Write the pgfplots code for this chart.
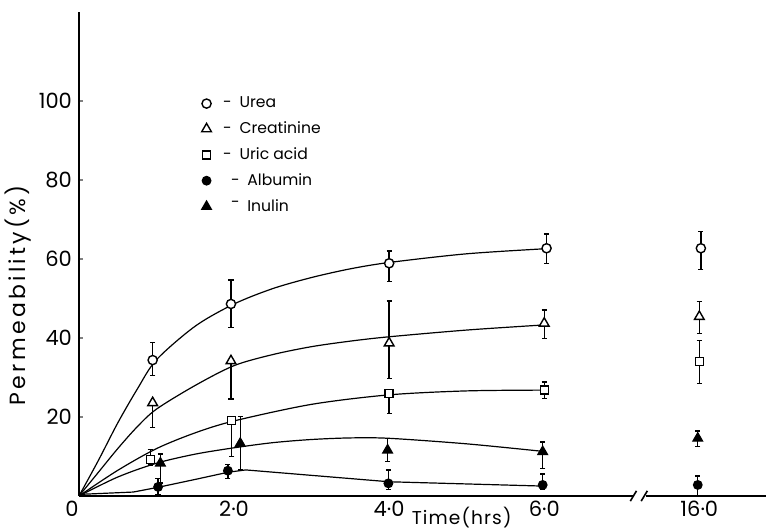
\documentclass[border=0pt]{standalone}
\usepackage{fontspec}
\setmainfont{Poppins}
\usepackage{pgfplots}
\pgfplotsset{compat=1.18}
\begin{document}
\begin{tikzpicture}
\begin{axis}[
 name=ax,
 scale only axis, width=343.5pt, height=242pt,
 xmin=0, xmax=8.86, ymin=0, ymax=122.5,
 axis x line*=bottom, axis y line*=left,
 axis line style={line width=0.8pt, -},
 x axis line style={draw=none},
 xtick={0,2,4,6,8}, xticklabels={\hspace*{-7pt}0,2·0,4·0,6·0,16·0},
 xtick style={draw=none},
 ytick={20,40,60,80,100}, yticklabels={20,40,60,80,100},
 ytick style={line width=0.8pt}, tick align=inside, major tick length=2pt,
 ticklabel style={font=\fontsize{10.5}{12}\selectfont},
 xticklabel style={yshift=1pt},
 xlabel={Time(hrs)},
 xlabel style={at={(rel axis cs:0.557,0)}, anchor=center, yshift=-10.6pt, font=\fontsize{9.3}{11}\selectfont\addfontfeature{LetterSpace=6}},
 ylabel={Permeability(\%)},
 ylabel style={at={(rel axis cs:-0.0888,0.415)}, anchor=center, font=\fontsize{11}{13}\selectfont\addfontfeature{LetterSpace=15}},
 clip=false,
 legend style={at={(axis cs:1.5,103.2)}, anchor=north west, draw=none, fill=none,
   font=\fontsize{7.8}{9.5}\selectfont, row sep=1.5pt, cells={anchor=west}},
 legend cell align=left,
 every axis plot/.append style={line width=0.7pt},
 err/.style={error bars/.cd, y dir=both, y explicit,
   error bar style={line width=0.7pt},
   error mark options={rotate=90, mark size=1.3pt, line width=0.7pt}},
]
% fitted curves
\addplot[black, smooth, line width=0.6pt, forget plot] coordinates {(0,0)(0.25,9)(0.5,18.5)(0.75,27)(1,34.5)(1.5,43)(2,48.6)(2.5,52.5)(3,55.3)(3.5,57.5)(4,59.1)(5,61.3)(6.03,62.6)};
\addplot[black, smooth, line width=0.6pt, forget plot] coordinates {(0,0)(0.25,6)(0.5,12)(0.75,17.5)(1,22)(1.5,28)(2,33)(2.5,35.8)(3,37.8)(3.5,39.2)(4,40.3)(5,42)(6,43.3)};
\addplot[black, smooth, line width=0.6pt, forget plot] coordinates {(0,0)(0.5,6.5)(1,12)(1.5,16)(2,19)(3,23.2)(4,25.6)(5,26.6)(6,26.8)};
\addplot[black, smooth, line width=0.6pt, forget plot] coordinates {(0,0)(0.5,4.8)(1,8.3)(1.5,10.6)(2,12.2)(2.5,13.5)(3,14.3)(3.5,14.7)(4,14.6)(5,13.2)(5.98,11.3)};
\addplot[black, line width=0.6pt, forget plot] coordinates {(0,0.4)(0.7,1.0)(1.02,2.2)(1.5,4.2)(1.92,6.0)(2.15,6.6)(4,3.6)(6,2.5)};
% data points
\addplot[black, only marks, mark=*, mark size=2.3pt, mark options={fill=white}, err]
 table[x=x, y=y, y error plus=ep, y error minus=em] {
x y ep em
0.95 34.4 4.5 3.9
1.96 48.6 6.1 5.9
4.0 58.9 3.1 4.6
6.03 62.7 3.6 3.8
8.02 62.7 4.2 5.3
};
\addlegendentry{\enspace-\enspace Urea}
\addplot[black, only marks, mark=triangle*, mark size=2.8pt, mark options={fill=white}, err]
 table[x=x, y=y, y error plus=ep, y error minus=em] {
x y ep em
0.95 23.6 0 6.3
1.96 34.2 0 9.7
4.0 38.7 10.7 8.9
6.0 43.7 3.4 3.8
8.0 45.4 3.8 4.2
};
\addlegendentry{\enspace-\enspace Creatinine}
\addplot[black, only marks, mark=square*, mark size=2.0pt, mark options={fill=white}, err]
 table[x=x, y=y, y error plus=ep, y error minus=em] {
x y ep em
0.92 9.3 2.5 1.5
1.97 19.1 0.6 9.1
4.0 26.0 0.6 5.1
6.0 26.8 2.1 2.1
8.0 34.0 5.3 5.6
};
\addlegendentry{\enspace-\enspace Uric acid}
\addplot[black, only marks, mark=*, mark size=2.1pt, err]
 table[x=x, y=y, y error plus=ep, y error minus=em] {
x y ep em
1.02 2.3 2.1 2.0
1.92 6.4 1.5 1.9
3.99 3.2 3.4 1.5
5.98 2.8 2.8 1.0
7.98 2.8 2.3 2.8
};
\addlegendentry{\enspace\enspace-\enspace Albumin}
\addplot[black, only marks, mark=triangle*, mark size=2.7pt, err]
 table[x=x, y=y, y error plus=ep, y error minus=em] {
x y ep em
1.05 8.3 2.3 5.0
2.08 13.3 6.8 6.7
3.98 11.6 3.0 2.9
5.98 11.2 2.5 4.2
7.98 14.6 1.9 2.1
};
\addlegendentry{\enspace\enspace\raisebox{2pt}{-}\enspace Inulin}
% x axis with break
\draw[line width=0.8pt] (axis cs:0,0) -- (axis cs:7.15,0);
\draw[line width=0.8pt] (axis cs:7.31,0) -- (axis cs:8.86,0);
\draw[line width=0.8pt] (axis cs:7.11,-1.3) -- (axis cs:7.19,1.3);
\draw[line width=0.8pt] (axis cs:7.25,-1.3) -- (axis cs:7.33,1.3);
\end{axis}
\path (ax.south west) ++(-39.5pt,-16.5pt) coordinate (bl);
\path (ax.north east) ++(0pt,6pt) coordinate (tr);
\pgfresetboundingbox
\path[use as bounding box] (bl) rectangle (tr);
\end{tikzpicture}
\end{document}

Exercise prompt:
Return all of the data exactly as written, and drop the pictures.

Finished task:
Write the pgfplots code for this chart.
\documentclass[border=0pt]{standalone}
\usepackage{fontspec}
\setmainfont{Poppins}
\usepackage{pgfplots}
\pgfplotsset{compat=1.18}
\begin{document}
\begin{tikzpicture}
\begin{axis}[
 name=ax,
 scale only axis, width=343.5pt, height=242pt,
 xmin=0, xmax=8.86, ymin=0, ymax=122.5,
 axis x line*=bottom, axis y line*=left,
 axis line style={line width=0.8pt, -},
 x axis line style={draw=none},
 xtick={0,2,4,6,8}, xticklabels={\hspace*{-7pt}0,2·0,4·0,6·0,16·0},
 xtick style={draw=none},
 ytick={20,40,60,80,100}, yticklabels={20,40,60,80,100},
 ytick style={line width=0.8pt}, tick align=inside, major tick length=2pt,
 ticklabel style={font=\fontsize{10.5}{12}\selectfont},
 xticklabel style={yshift=1pt},
 xlabel={Time(hrs)},
 xlabel style={at={(rel axis cs:0.557,0)}, anchor=center, yshift=-10.6pt, font=\fontsize{9.3}{11}\selectfont\addfontfeature{LetterSpace=6}},
 ylabel={Permeability(\%)},
 ylabel style={at={(rel axis cs:-0.0888,0.415)}, anchor=center, font=\fontsize{11}{13}\selectfont\addfontfeature{LetterSpace=15}},
 clip=false,
 legend style={at={(axis cs:1.5,103.2)}, anchor=north west, draw=none, fill=none,
   font=\fontsize{7.8}{9.5}\selectfont, row sep=1.5pt, cells={anchor=west}},
 legend cell align=left,
 every axis plot/.append style={line width=0.7pt},
 err/.style={error bars/.cd, y dir=both, y explicit,
   error bar style={line width=0.7pt},
   error mark options={rotate=90, mark size=1.3pt, line width=0.7pt}},
]
% fitted curves
\addplot[black, smooth, line width=0.6pt, forget plot] coordinates {(0,0)(0.25,9)(0.5,18.5)(0.75,27)(1,34.5)(1.5,43)(2,48.6)(2.5,52.5)(3,55.3)(3.5,57.5)(4,59.1)(5,61.3)(6.03,62.6)};
\addplot[black, smooth, line width=0.6pt, forget plot] coordinates {(0,0)(0.25,6)(0.5,12)(0.75,17.5)(1,22)(1.5,28)(2,33)(2.5,35.8)(3,37.8)(3.5,39.2)(4,40.3)(5,42)(6,43.3)};
\addplot[black, smooth, line width=0.6pt, forget plot] coordinates {(0,0)(0.5,6.5)(1,12)(1.5,16)(2,19)(3,23.2)(4,25.6)(5,26.6)(6,26.8)};
\addplot[black, smooth, line width=0.6pt, forget plot] coordinates {(0,0)(0.5,4.8)(1,8.3)(1.5,10.6)(2,12.2)(2.5,13.5)(3,14.3)(3.5,14.7)(4,14.6)(5,13.2)(5.98,11.3)};
\addplot[black, line width=0.6pt, forget plot] coordinates {(0,0.4)(0.7,1.0)(1.02,2.2)(1.5,4.2)(1.92,6.0)(2.15,6.6)(4,3.6)(6,2.5)};
% data points
\addplot[black, only marks, mark=*, mark size=2.3pt, mark options={fill=white}, err]
 table[x=x, y=y, y error plus=ep, y error minus=em] {
x y ep em
0.95 34.4 4.5 3.9
1.96 48.6 6.1 5.9
4.0 58.9 3.1 4.6
6.03 62.7 3.6 3.8
8.02 62.7 4.2 5.3
};
\addlegendentry{\enspace-\enspace Urea}
\addplot[black, only marks, mark=triangle*, mark size=2.8pt, mark options={fill=white}, err]
 table[x=x, y=y, y error plus=ep, y error minus=em] {
x y ep em
0.95 23.6 0 6.3
1.96 34.2 0 9.7
4.0 38.7 10.7 8.9
6.0 43.7 3.4 3.8
8.0 45.4 3.8 4.2
};
\addlegendentry{\enspace-\enspace Creatinine}
\addplot[black, only marks, mark=square*, mark size=2.0pt, mark options={fill=white}, err]
 table[x=x, y=y, y error plus=ep, y error minus=em] {
x y ep em
0.92 9.3 2.5 1.5
1.97 19.1 0.6 9.1
4.0 26.0 0.6 5.1
6.0 26.8 2.1 2.1
8.0 34.0 5.3 5.6
};
\addlegendentry{\enspace-\enspace Uric acid}
\addplot[black, only marks, mark=*, mark size=2.1pt, err]
 table[x=x, y=y, y error plus=ep, y error minus=em] {
x y ep em
1.02 2.3 2.1 2.0
1.92 6.4 1.5 1.9
3.99 3.2 3.4 1.5
5.98 2.8 2.8 1.0
7.98 2.8 2.3 2.8
};
\addlegendentry{\enspace\enspace-\enspace Albumin}
\addplot[black, only marks, mark=triangle*, mark size=2.7pt, err]
 table[x=x, y=y, y error plus=ep, y error minus=em] {
x y ep em
1.05 8.3 2.3 5.0
2.08 13.3 6.8 6.7
3.98 11.6 3.0 2.9
5.98 11.2 2.5 4.2
7.98 14.6 1.9 2.1
};
\addlegendentry{\enspace\enspace\raisebox{2pt}{-}\enspace Inulin}
% x axis with break
\draw[line width=0.8pt] (axis cs:0,0) -- (axis cs:7.15,0);
\draw[line width=0.8pt] (axis cs:7.31,0) -- (axis cs:8.86,0);
\draw[line width=0.8pt] (axis cs:7.11,-1.3) -- (axis cs:7.19,1.3);
\draw[line width=0.8pt] (axis cs:7.25,-1.3) -- (axis cs:7.33,1.3);
\end{axis}
\path (ax.south west) ++(-39.5pt,-16.5pt) coordinate (bl);
\path (ax.north east) ++(0pt,6pt) coordinate (tr);
\pgfresetboundingbox
\path[use as bounding box] (bl) rectangle (tr);
\end{tikzpicture}
\end{document}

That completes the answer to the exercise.